The energy markets reached record lows on the far curve in July, providing optimum opportunities for Amber to hedge client positions. Gas contracts fell of by around 5% on the curve as Chinese demand dropped, dampening global economic sentiment.
The worlds second largest consumer also revealed plans to export mass quantities of refined fuels, adding to the current supply glut and weighing on prices further.
Sanctions were also lifted on Iran after an agreement was reached surrounding the nations nuclear programme which resulted in immediate crude oil shipments to the far East, lowering the global price benchmark of crude oil.
The Greek bailout weighed on pricing as the euro weakened vs the dollar and the sterling. However a solution was reached between investors and Greece, preventing further losses, although the market is looking like it may take some time to recover.
The Chinese stock market also crashed, at the start of the period, and with weakened manufacturing data in the Far East, contracts fell off further.

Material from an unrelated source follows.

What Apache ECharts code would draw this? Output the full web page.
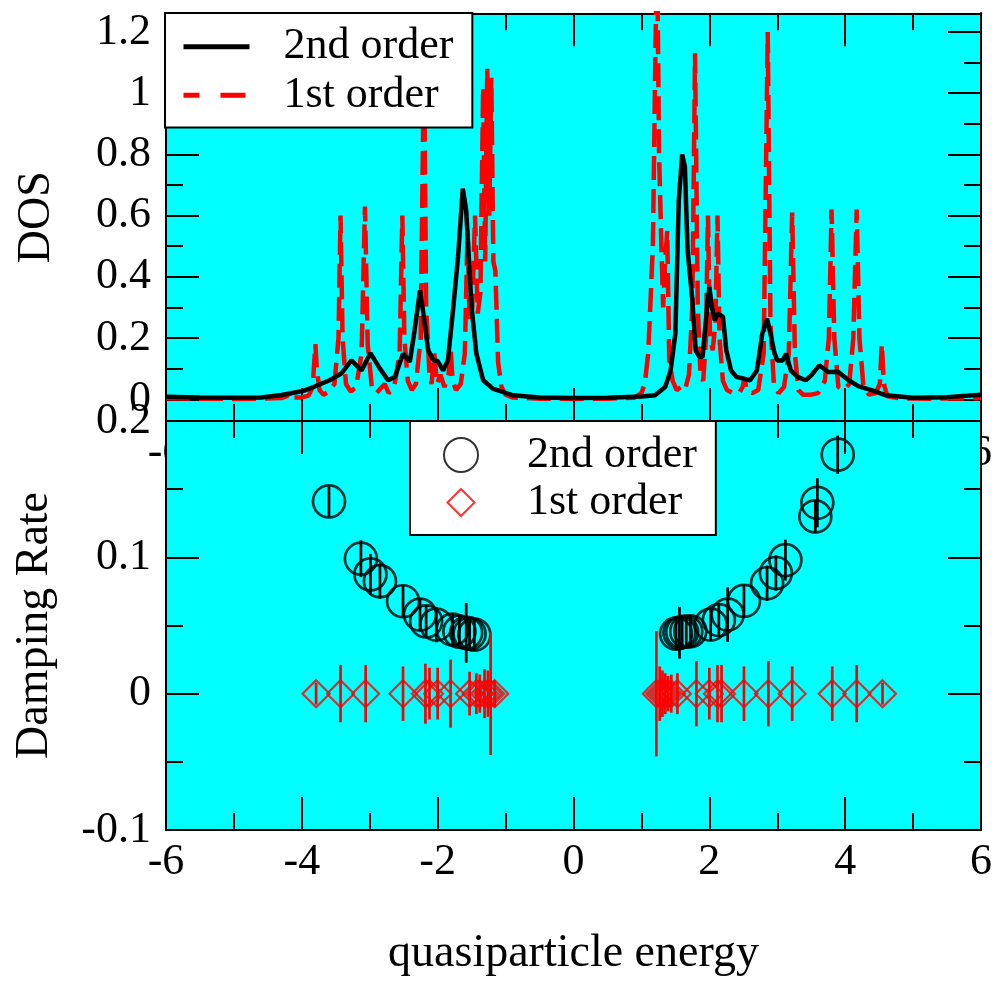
<!DOCTYPE html>
<html><head><meta charset="utf-8">
<script src="https://cdn.jsdelivr.net/npm/echarts@6/dist/echarts.min.js"></script>
<style>html,body{margin:0;padding:0;background:#fff}#c{width:995px;height:981px}</style>
</head><body><div id="c"></div>
<script>
// ---- DOS, 2nd order (black solid) ----
const dosE2 = [-6.0,-5.5,-5.0,-4.6,-4.3,-4.0,-3.83,-3.59,-3.42,-3.27,
  -3.12,-2.99,-2.85,-2.73,-2.63,-2.51,-2.41,-2.34,-2.26,-2.21,
  -2.14,-2.06,-2.00,-1.92,-1.85,-1.77,-1.70,-1.63,-1.58,-1.50,
  -1.43,-1.33,-1.19,-0.89,-0.5,0,0.5,1.0,1.2,1.35,
  1.43,1.50,1.55,1.60,1.64,1.68,1.75,1.80,1.85,1.90,
  1.95,2.00,2.04,2.08,2.12,2.20,2.25,2.32,2.40,2.60,
  2.70,2.78,2.85,2.90,2.96,3.00,3.08,3.13,3.20,3.30,
  3.42,3.50,3.62,3.75,3.90,4.05,4.20,4.40,4.60,5.0,
  5.5,6.0];
const dos2 = [0.008,0.006,0.005,0.006,0.014,0.026,0.040,0.062,0.084,0.127,
  0.094,0.151,0.100,0.062,0.073,0.149,0.122,0.225,0.356,0.280,
  0.160,0.127,0.125,0.094,0.127,0.300,0.465,0.688,0.617,0.300,
  0.149,0.062,0.035,0.013,0.006,0.004,0.005,0.009,0.013,0.040,
  0.094,0.215,0.650,0.800,0.760,0.487,0.323,0.160,0.140,0.138,
  0.258,0.367,0.300,0.258,0.280,0.270,0.160,0.094,0.073,0.062,
  0.094,0.215,0.263,0.215,0.150,0.127,0.127,0.149,0.094,0.073,
  0.062,0.078,0.111,0.089,0.089,0.062,0.042,0.029,0.013,0.005,
  0.007,0.015];

// ---- DOS, 1st order (red dashed) ----
const dosE1 = [-6.0,-5.5,-5.0,-4.6,-4.3,-4.22,-4.18,-4.12,-4.0,-3.9,
  -3.84,-3.80,-3.78,-3.74,-3.68,-3.6,-3.52,-3.46,-3.43,-3.40,
  -3.35,-3.28,-3.2,-3.12,-3.07,-3.03,-2.97,-2.9,-2.84,-2.78,
  -2.72,-2.64,-2.56,-2.52,-2.49,-2.44,-2.38,-2.32,-2.25,-2.20,
  -2.17,-2.12,-2.09,-2.05,-2.01,-1.96,-1.90,-1.84,-1.81,-1.78,
  -1.73,-1.66,-1.60,-1.56,-1.53,-1.49,-1.45,-1.41,-1.37,-1.33,
  -1.30,-1.27,-1.24,-1.21,-1.18,-1.15,-1.11,-1.06,-1.0,-0.9,
  -0.5,0,0.5,0.9,1.0,1.05,1.10,1.14,1.17,1.20,
  1.23,1.26,1.29,1.32,1.35,1.38,1.41,1.46,1.52,1.58,
  1.64,1.70,1.75,1.79,1.83,1.87,1.91,1.95,1.98,2.01,
  2.05,2.09,2.12,2.15,2.20,2.26,2.35,2.44,2.49,2.52,
  2.55,2.63,2.72,2.80,2.86,2.90,2.95,3.02,3.10,3.17,
  3.22,3.26,3.31,3.38,3.5,3.6,3.7,3.76,3.80,3.84,
  3.9,3.98,4.06,4.12,4.17,4.21,4.27,4.35,4.45,4.51,
  4.54,4.57,4.62,4.8,5.3,5.8,6.0];
const dos1 = [0.003,0.002,0.001,0.002,0.004,0.01,0.02,0.006,0.006,0.012,
  0.04,0.18,0.10,0.03,0.015,0.025,0.05,0.2,0.60,0.2,
  0.05,0.025,0.04,0.15,0.63,0.18,0.04,0.02,0.035,0.05,
  0.02,0.04,0.15,0.60,0.2,0.06,0.03,0.05,0.2,1.15,
  0.3,0.08,0.05,0.15,0.05,0.08,0.04,0.08,0.17,0.06,
  0.03,0.05,0.15,0.55,0.25,0.30,0.60,0.28,0.35,1.02,
  0.45,1.08,0.6,1.05,0.45,0.42,0.12,0.04,0.015,0.006,
  0.002,0.001,0.002,0.005,0.02,0.05,0.15,0.35,0.51,1.03,
  1.5,0.8,0.54,0.30,0.45,0.55,0.13,0.06,0.03,0.04,
  0.03,0.08,0.3,1.13,0.3,0.08,0.06,0.2,0.60,0.2,
  0.16,0.25,0.60,0.2,0.06,0.03,0.02,0.02,0.04,0.07,
  0.03,0.02,0.03,0.15,1.20,0.25,0.05,0.02,0.04,0.15,
  0.61,0.15,0.03,0.015,0.015,0.02,0.06,0.2,0.62,0.2,
  0.04,0.03,0.05,0.2,0.62,0.2,0.04,0.015,0.02,0.05,
  0.18,0.05,0.01,0.003,0.002,0.003,0.004];

// ---- Damping rate, 2nd order (black circles with error bars) ----
const dampE2 = [-3.60,-3.13,-2.99,-2.85,-2.51,-2.26,-2.17,-2.02,-1.78,-1.68,
  -1.58,-1.53,-1.46,1.51,1.56,1.60,1.66,1.72,2.02,2.14,
  2.27,2.51,2.85,2.98,3.12,3.56,3.59,3.89];
const damp2 = [0.141,0.099,0.0875,0.0825,0.0678,0.058,0.053,0.0507,0.047,0.0455,
  0.0446,0.044,0.0433,0.044,0.0447,0.0452,0.0455,0.0458,0.0507,0.054,
  0.058,0.068,0.081,0.0885,0.098,0.130,0.140,0.1753];
const err2 = [0.011,0.0135,0.015,0.013,0.012,0.012,0.012,0.013,0.012,0.012,
  0.022,0.012,0.012,0.012,0.019,0.012,0.012,0.012,0.012,0.012,
  0.02,0.012,0.013,0.013,0.015,0.012,0.018,0.014];

// ---- Damping rate, 1st order (red diamonds with error bars) ----
const dampE1 = [-3.79,-3.43,-3.06,-2.51,-2.18,-2.12,-2.00,-1.81,-1.53,-1.43,
  -1.38,-1.31,-1.26,-1.22,-1.16,1.22,1.27,1.31,1.35,1.39,
  1.44,1.53,1.81,2.00,2.12,2.18,2.51,2.87,3.22,3.81,
  4.17,4.55];
const damp1 = [0,0,0,0,0,0,0,0,0,0,
  0,0,0,0,0,0,0,0,0,0,
  0,0,0,0,0,0,0,0,0,0,
  0,0];
const err1 = [0.008,0.021,0.021,0.020,0.022,0.019,0.019,0.025,0.016,0.015,
  0.014,0.018,0.017,0.045,0.010,0.046,0.02,0.017,0.015,0.013,
  0.014,0.015,0.024,0.019,0.021,0.021,0.020,0.024,0.020,0.020,
  0.021,0.008];

// ---- ticks / labels ----
const xTicks = [-6,-4,-2,0,2,4,6];
const dosTicks = [0,0.2,0.4,0.6,0.8,1,1.2];
const dosMinorTicks = [0.1,0.3,0.5,0.7,0.9,1.1];
const dampTicks = [-0.1,0,0.1,0.2];
const legendText = {dos2:'2nd order', dos1:'1st order', damp2:'2nd order', damp1:'1st order'};

const FONT = 'Liberation Serif';
const BLACK = '#000', RED = '#ff0000', CYAN = '#00ffff';
const dosRange = [-0.071, 1.261];

const chart = echarts.init(document.getElementById('c'), null, {renderer: 'canvas'});

const axLine = {show: true, onZero: false, lineStyle: {color: BLACK, width: 2}};
const lbl = (show, margin) => ({show, margin, fontSize: 44, fontFamily: FONT, color: BLACK});

function xAx(grid, pos, showLabel, z, extra) {
  return Object.assign({
    type: 'value', gridIndex: grid, position: pos, min: xTicks[0], max: xTicks[xTicks.length-1], interval: 2, z,
    axisLine: axLine,
    axisTick: {show: true, inside: true, length: 33, lineStyle: {color: BLACK, width: 2}},
    minorTick: {show: true, splitNumber: 2, length: 17, lineStyle: {color: BLACK, width: 2}},
    axisLabel: lbl(showLabel, 10),
    splitLine: {show: false}, minorSplitLine: {show: false}
  }, extra || {});
}
function yTop(pos, ticks, len, showLabel, extra) {
  return Object.assign({
    type: 'value', gridIndex: 0, position: pos, min: dosRange[0], max: dosRange[1], z: 1,
    axisLine: axLine,
    axisTick: {show: true, inside: true, length: len, customValues: ticks, lineStyle: {color: BLACK, width: 2}},
    minorTick: {show: false},
    axisLabel: Object.assign(lbl(showLabel, 15), {customValues: ticks}),
    splitLine: {show: false}
  }, extra || {});
}
function yBot(pos, showLabel, extra) {
  return Object.assign({
    type: 'value', gridIndex: 1, position: pos, min: dampTicks[0], max: dampTicks[dampTicks.length-1], interval: 0.1, z: 4,
    axisLine: axLine,
    axisTick: {show: true, inside: true, length: 33, lineStyle: {color: BLACK, width: 2}},
    minorTick: {show: true, splitNumber: 2, length: 17, lineStyle: {color: BLACK, width: 2}},
    axisLabel: lbl(showLabel, 15),
    splitLine: {show: false}, minorSplitLine: {show: false}
  }, extra || {});
}
const nameStyle = {fontSize: 46, fontFamily: FONT, color: BLACK};

const errRender = (color, w) => (params, api) => {
  const x = api.value(0), y = api.value(1), e = api.value(2);
  const a = api.coord([x, y - e]), b = api.coord([x, y + e]);
  return {type: 'line', shape: {x1: a[0], y1: a[1], x2: b[0], y2: b[1]}, style: {stroke: color, lineWidth: w}};
};

const option = {
  animation: false,
  backgroundColor: '#fff',
  grid: [
    {show: true, z: 0, left: 166, right: 12.3, top: 13.3, height: 407.7, backgroundColor: CYAN, borderWidth: 0},
    {show: true, z: 3, left: 166, right: 12.3, top: 421, height: 409, backgroundColor: CYAN, borderWidth: 0}
  ],
  xAxis: [
    xAx(0, 'bottom', true, 1),
    xAx(0, 'top', false, 1),
    xAx(1, 'bottom', true, 4, {name: 'quasiparticle energy', nameLocation: 'middle', nameGap: 101, nameTextStyle: nameStyle}),
    xAx(1, 'top', false, 4)
  ],
  yAxis: [
    yTop('left', dosTicks, 33, true, {name: 'DOS', nameLocation: 'middle', nameGap: 106, nameRotate: 90, nameTextStyle: nameStyle}),
    yTop('left', dosMinorTicks, 17, false),
    yTop('right', dosTicks, 33, false),
    yTop('right', dosMinorTicks, 17, false),
    yBot('left', true, {name: 'Damping Rate', nameLocation: 'middle', nameGap: 108, nameRotate: 90, nameTextStyle: nameStyle}),
    yBot('right', false)
  ],
  legend: [
    {
      z: 10, left: 165, top: 13, orient: 'vertical', selectedMode: false,
      data: [
        {name: 'dos2', lineStyle: {width: 5}},
        {name: 'dos1', lineStyle: {width: 5, type: [16, 21, 25, 4]}}
      ],
      formatter: n => legendText[n],
      itemWidth: 66, itemHeight: 20, itemGap: 0, padding: [9.5, 19, 8, 16],
      itemStyle: {opacity: 0, borderWidth: 0},
      backgroundColor: '#fff', borderColor: BLACK, borderWidth: 2, borderRadius: 0,
      textStyle: {fontSize: 44, fontFamily: FONT, color: BLACK, lineHeight: 48.5, padding: [0, 0, 0, 29]}
    },
    {
      z: 10, left: 410, top: 421, orient: 'vertical', selectedMode: false,
      data: [{name: 'damp2'}, {name: 'damp1', icon: 'path://M0,0L0,0M34,34L34,34M17,3.5L30.5,17L17,30.5L3.5,17Z'}],
      formatter: n => legendText[n],
      itemWidth: 34, itemHeight: 34, itemGap: 0, padding: [10.25, 19, 8.75, 33],
      backgroundColor: '#fff', borderColor: BLACK, borderWidth: 2, borderRadius: 0,
      textStyle: {fontSize: 44, fontFamily: FONT, color: BLACK, lineHeight: 47.5, padding: [0, 0, 0, 44]}
    }
  ],
  series: [
    {name: 'dos1', type: 'line', xAxisIndex: 0, yAxisIndex: 0, z: 2, symbol: 'none', clip: true,
     data: dosE1.map((x, i) => [x, dos1[i]]),
     lineStyle: {color: RED, width: 4.5, type: [24, 9]}, itemStyle: {color: RED}},
    {name: 'dos2', type: 'line', xAxisIndex: 0, yAxisIndex: 0, z: 3, symbol: 'none', clip: true,
     data: dosE2.map((x, i) => [x, dos2[i]]),
     lineStyle: {color: BLACK, width: 4.5}, itemStyle: {color: BLACK}},
    {name: 'damp2', type: 'scatter', xAxisIndex: 2, yAxisIndex: 4, z: 5, symbol: 'circle', symbolSize: 32,
     data: dampE2.map((x, i) => [x, damp2[i]]),
     itemStyle: {color: 'rgba(0,0,0,0)', borderColor: BLACK, borderWidth: 2.7}},
    {name: 'err2', type: 'custom', xAxisIndex: 2, yAxisIndex: 4, z: 6, silent: true,
     data: dampE2.map((x, i) => [x, damp2[i], err2[i]]), encode: {x: 0, y: 1},
     renderItem: errRender(BLACK, 2.7)},
    {name: 'damp1', type: 'scatter', xAxisIndex: 2, yAxisIndex: 4, z: 7, symbol: 'diamond', symbolSize: 27,
     data: dampE1.map((x, i) => [x, damp1[i]]),
     itemStyle: {color: 'rgba(0,0,0,0)', borderColor: RED, borderWidth: 2.2}},
    {name: 'err1', type: 'custom', xAxisIndex: 2, yAxisIndex: 4, z: 8, silent: true,
     data: dampE1.map((x, i) => [x, damp1[i], err1[i]]), encode: {x: 0, y: 1},
     renderItem: errRender(RED, 2.7)}
  ]
};
chart.setOption(option);
</script>
</body></html>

Gas flows from Norway to the UK remained strong and with consistent wind and nuclear power generation levels, both gas and power showed little volatility on the prompt. Prices for immediate delivery remained relatively static though the month as relatively low demand failed to test the U.K. generation mix.
Consistently high levels of wind & nuclear power generation coupled with plummeting coal prices kept the Day Ahead contract firmly around the £40/MWh mark (4p/kWh).
The gas and power markets also entered a period of backwardation; for example when the future cost of electricity for delivery in 2017 is cheaper than the cost in 2016.
The month finished in a firm bearish trend, with little hint of any upside being posted in August.